-- BEGIN INPUT RECORDS --

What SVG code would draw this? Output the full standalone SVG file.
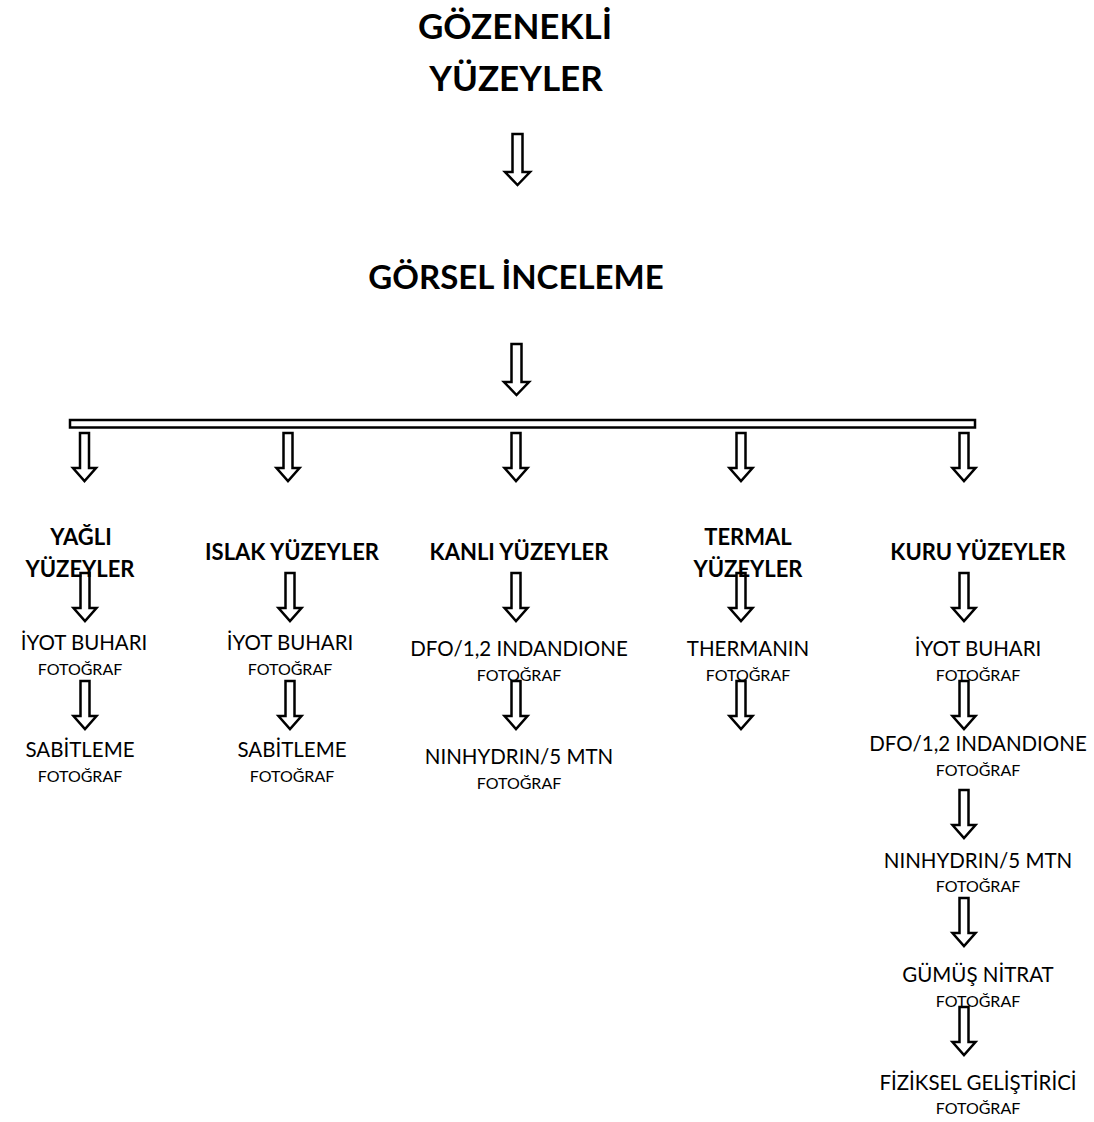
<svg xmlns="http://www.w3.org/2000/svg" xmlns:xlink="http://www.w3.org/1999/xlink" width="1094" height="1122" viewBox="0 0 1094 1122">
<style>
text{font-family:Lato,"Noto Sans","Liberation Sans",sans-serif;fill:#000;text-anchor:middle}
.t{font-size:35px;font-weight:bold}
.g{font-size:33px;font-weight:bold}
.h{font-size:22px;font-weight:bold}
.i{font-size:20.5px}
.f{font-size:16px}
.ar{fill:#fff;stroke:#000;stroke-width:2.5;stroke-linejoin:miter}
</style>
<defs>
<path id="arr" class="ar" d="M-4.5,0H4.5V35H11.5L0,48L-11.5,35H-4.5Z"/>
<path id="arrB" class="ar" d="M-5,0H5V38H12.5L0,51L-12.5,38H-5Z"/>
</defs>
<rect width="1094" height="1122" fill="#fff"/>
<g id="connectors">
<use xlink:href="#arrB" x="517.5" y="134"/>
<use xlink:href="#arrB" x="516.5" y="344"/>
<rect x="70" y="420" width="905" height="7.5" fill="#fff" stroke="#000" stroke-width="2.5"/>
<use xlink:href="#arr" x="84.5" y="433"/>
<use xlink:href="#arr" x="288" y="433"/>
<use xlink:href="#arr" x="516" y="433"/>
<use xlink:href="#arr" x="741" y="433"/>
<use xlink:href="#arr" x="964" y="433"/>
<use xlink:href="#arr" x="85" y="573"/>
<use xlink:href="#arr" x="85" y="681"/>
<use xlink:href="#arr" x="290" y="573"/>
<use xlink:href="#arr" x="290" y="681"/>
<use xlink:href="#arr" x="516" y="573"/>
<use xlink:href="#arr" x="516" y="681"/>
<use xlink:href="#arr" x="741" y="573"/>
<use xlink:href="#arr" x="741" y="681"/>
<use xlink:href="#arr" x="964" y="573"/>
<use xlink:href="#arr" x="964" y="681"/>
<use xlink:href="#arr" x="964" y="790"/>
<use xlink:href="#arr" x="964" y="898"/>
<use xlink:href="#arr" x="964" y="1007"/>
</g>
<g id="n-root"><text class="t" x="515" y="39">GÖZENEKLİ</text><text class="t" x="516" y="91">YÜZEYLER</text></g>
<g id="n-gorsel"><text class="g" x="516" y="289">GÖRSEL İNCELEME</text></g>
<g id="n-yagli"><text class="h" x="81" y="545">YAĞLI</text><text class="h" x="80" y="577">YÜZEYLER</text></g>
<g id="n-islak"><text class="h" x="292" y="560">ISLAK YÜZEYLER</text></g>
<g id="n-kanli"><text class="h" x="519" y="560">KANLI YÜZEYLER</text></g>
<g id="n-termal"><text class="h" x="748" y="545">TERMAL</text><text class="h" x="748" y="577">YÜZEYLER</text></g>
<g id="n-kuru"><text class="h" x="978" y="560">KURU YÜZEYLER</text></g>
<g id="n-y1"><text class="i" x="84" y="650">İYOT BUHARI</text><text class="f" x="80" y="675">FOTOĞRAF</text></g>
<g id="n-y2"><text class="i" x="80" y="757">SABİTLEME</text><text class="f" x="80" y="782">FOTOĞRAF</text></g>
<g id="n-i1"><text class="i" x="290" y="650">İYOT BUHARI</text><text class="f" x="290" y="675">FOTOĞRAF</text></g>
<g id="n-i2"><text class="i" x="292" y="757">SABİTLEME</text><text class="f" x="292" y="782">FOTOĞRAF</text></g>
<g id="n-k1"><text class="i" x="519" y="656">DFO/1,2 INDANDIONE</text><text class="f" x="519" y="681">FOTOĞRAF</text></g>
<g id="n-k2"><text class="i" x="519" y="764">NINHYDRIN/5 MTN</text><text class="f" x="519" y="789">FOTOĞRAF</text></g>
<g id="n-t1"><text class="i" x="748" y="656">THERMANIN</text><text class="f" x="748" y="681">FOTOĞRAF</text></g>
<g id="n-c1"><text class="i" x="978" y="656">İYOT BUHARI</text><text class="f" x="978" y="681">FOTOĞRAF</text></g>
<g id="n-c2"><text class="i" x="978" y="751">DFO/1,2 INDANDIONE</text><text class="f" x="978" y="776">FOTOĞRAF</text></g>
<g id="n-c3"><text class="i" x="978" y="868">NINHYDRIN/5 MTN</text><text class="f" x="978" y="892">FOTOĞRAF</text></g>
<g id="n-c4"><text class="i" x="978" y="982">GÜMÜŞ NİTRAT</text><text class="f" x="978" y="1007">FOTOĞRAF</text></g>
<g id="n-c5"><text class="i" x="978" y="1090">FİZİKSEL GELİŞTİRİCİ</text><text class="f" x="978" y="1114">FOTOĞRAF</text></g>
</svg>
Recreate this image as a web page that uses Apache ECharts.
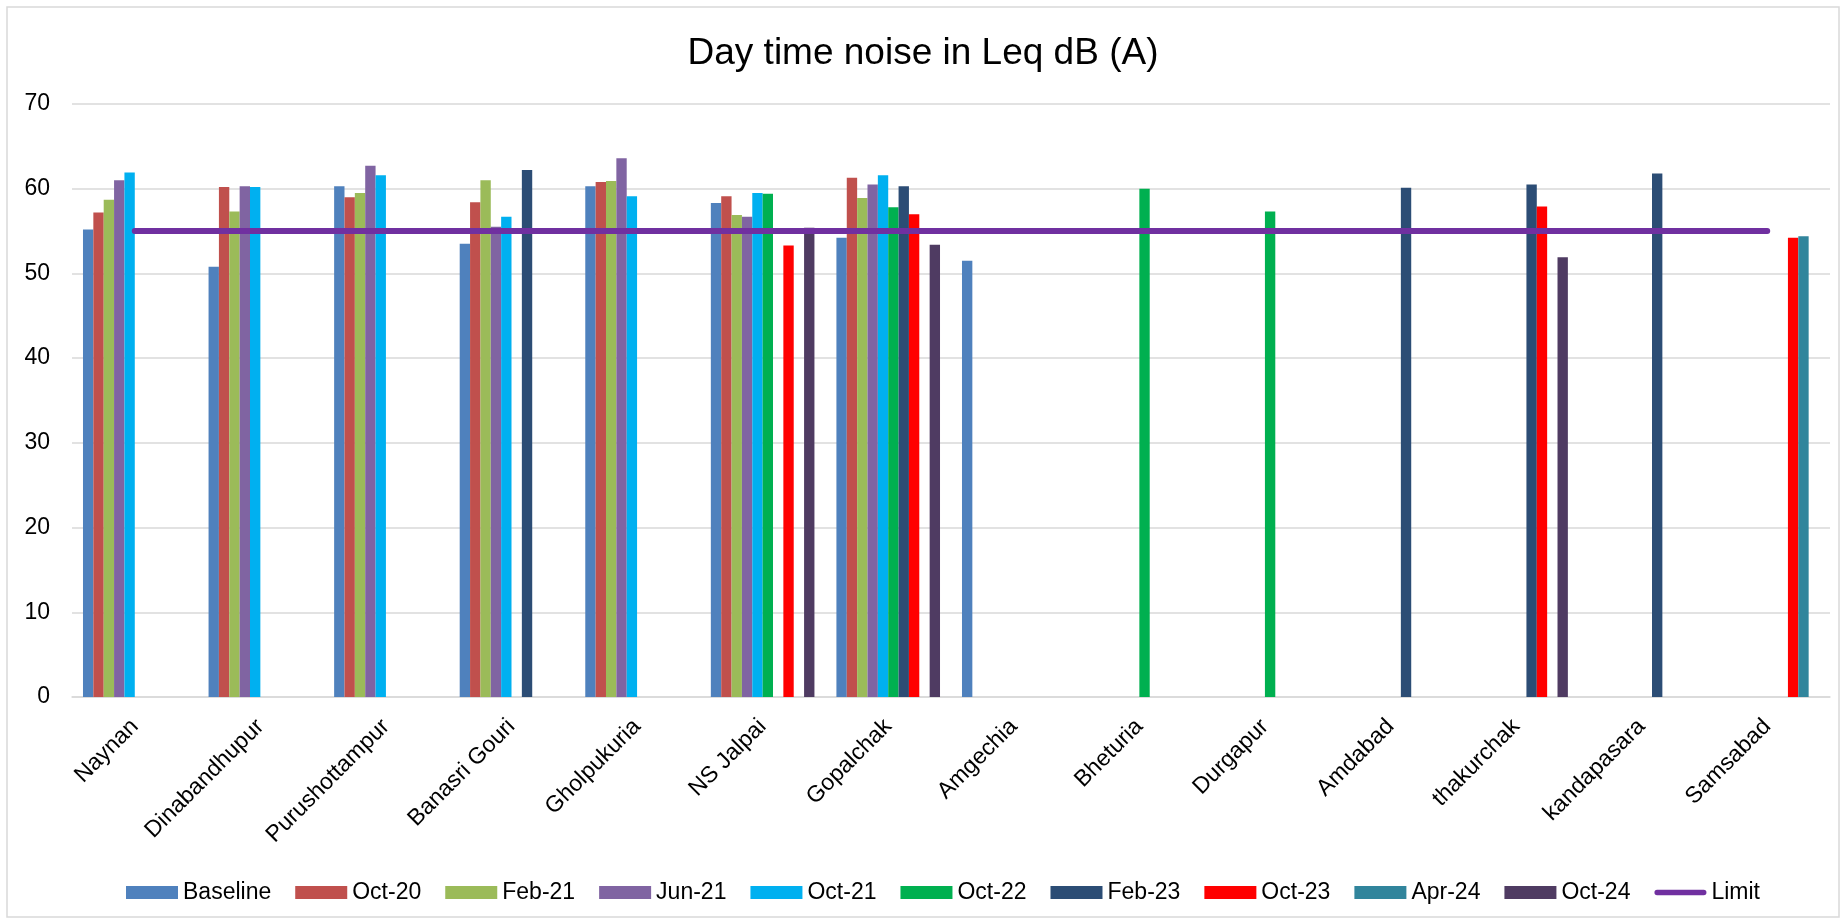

-- END INPUT RECORDS --

**WRITTEN INSTRUCTION:** Retype everything in the material word for word, minus pictures.

**OUTPUT OF THE TASK:**
What SVG code would draw this? Output the full standalone SVG file.
<svg xmlns="http://www.w3.org/2000/svg" xmlns:xlink="http://www.w3.org/1999/xlink" width="1094" height="1122" viewBox="0 0 1094 1122">
<style>
text{font-family:Lato,"Noto Sans","Liberation Sans",sans-serif;fill:#000;text-anchor:middle}
.t{font-size:35px;font-weight:bold}
.g{font-size:33px;font-weight:bold}
.h{font-size:22px;font-weight:bold}
.i{font-size:20.5px}
.f{font-size:16px}
.ar{fill:#fff;stroke:#000;stroke-width:2.5;stroke-linejoin:miter}
</style>
<defs>
<path id="arr" class="ar" d="M-4.5,0H4.5V35H11.5L0,48L-11.5,35H-4.5Z"/>
<path id="arrB" class="ar" d="M-5,0H5V38H12.5L0,51L-12.5,38H-5Z"/>
</defs>
<rect width="1094" height="1122" fill="#fff"/>
<g id="connectors">
<use xlink:href="#arrB" x="517.5" y="134"/>
<use xlink:href="#arrB" x="516.5" y="344"/>
<rect x="70" y="420" width="905" height="7.5" fill="#fff" stroke="#000" stroke-width="2.5"/>
<use xlink:href="#arr" x="84.5" y="433"/>
<use xlink:href="#arr" x="288" y="433"/>
<use xlink:href="#arr" x="516" y="433"/>
<use xlink:href="#arr" x="741" y="433"/>
<use xlink:href="#arr" x="964" y="433"/>
<use xlink:href="#arr" x="85" y="573"/>
<use xlink:href="#arr" x="85" y="681"/>
<use xlink:href="#arr" x="290" y="573"/>
<use xlink:href="#arr" x="290" y="681"/>
<use xlink:href="#arr" x="516" y="573"/>
<use xlink:href="#arr" x="516" y="681"/>
<use xlink:href="#arr" x="741" y="573"/>
<use xlink:href="#arr" x="741" y="681"/>
<use xlink:href="#arr" x="964" y="573"/>
<use xlink:href="#arr" x="964" y="681"/>
<use xlink:href="#arr" x="964" y="790"/>
<use xlink:href="#arr" x="964" y="898"/>
<use xlink:href="#arr" x="964" y="1007"/>
</g>
<g id="n-root"><text class="t" x="515" y="39">GÖZENEKLİ</text><text class="t" x="516" y="91">YÜZEYLER</text></g>
<g id="n-gorsel"><text class="g" x="516" y="289">GÖRSEL İNCELEME</text></g>
<g id="n-yagli"><text class="h" x="81" y="545">YAĞLI</text><text class="h" x="80" y="577">YÜZEYLER</text></g>
<g id="n-islak"><text class="h" x="292" y="560">ISLAK YÜZEYLER</text></g>
<g id="n-kanli"><text class="h" x="519" y="560">KANLI YÜZEYLER</text></g>
<g id="n-termal"><text class="h" x="748" y="545">TERMAL</text><text class="h" x="748" y="577">YÜZEYLER</text></g>
<g id="n-kuru"><text class="h" x="978" y="560">KURU YÜZEYLER</text></g>
<g id="n-y1"><text class="i" x="84" y="650">İYOT BUHARI</text><text class="f" x="80" y="675">FOTOĞRAF</text></g>
<g id="n-y2"><text class="i" x="80" y="757">SABİTLEME</text><text class="f" x="80" y="782">FOTOĞRAF</text></g>
<g id="n-i1"><text class="i" x="290" y="650">İYOT BUHARI</text><text class="f" x="290" y="675">FOTOĞRAF</text></g>
<g id="n-i2"><text class="i" x="292" y="757">SABİTLEME</text><text class="f" x="292" y="782">FOTOĞRAF</text></g>
<g id="n-k1"><text class="i" x="519" y="656">DFO/1,2 INDANDIONE</text><text class="f" x="519" y="681">FOTOĞRAF</text></g>
<g id="n-k2"><text class="i" x="519" y="764">NINHYDRIN/5 MTN</text><text class="f" x="519" y="789">FOTOĞRAF</text></g>
<g id="n-t1"><text class="i" x="748" y="656">THERMANIN</text><text class="f" x="748" y="681">FOTOĞRAF</text></g>
<g id="n-c1"><text class="i" x="978" y="656">İYOT BUHARI</text><text class="f" x="978" y="681">FOTOĞRAF</text></g>
<g id="n-c2"><text class="i" x="978" y="751">DFO/1,2 INDANDIONE</text><text class="f" x="978" y="776">FOTOĞRAF</text></g>
<g id="n-c3"><text class="i" x="978" y="868">NINHYDRIN/5 MTN</text><text class="f" x="978" y="892">FOTOĞRAF</text></g>
<g id="n-c4"><text class="i" x="978" y="982">GÜMÜŞ NİTRAT</text><text class="f" x="978" y="1007">FOTOĞRAF</text></g>
<g id="n-c5"><text class="i" x="978" y="1090">FİZİKSEL GELİŞTİRİCİ</text><text class="f" x="978" y="1114">FOTOĞRAF</text></g>
</svg>
Recreate this image as a web page that uses Apache ECharts.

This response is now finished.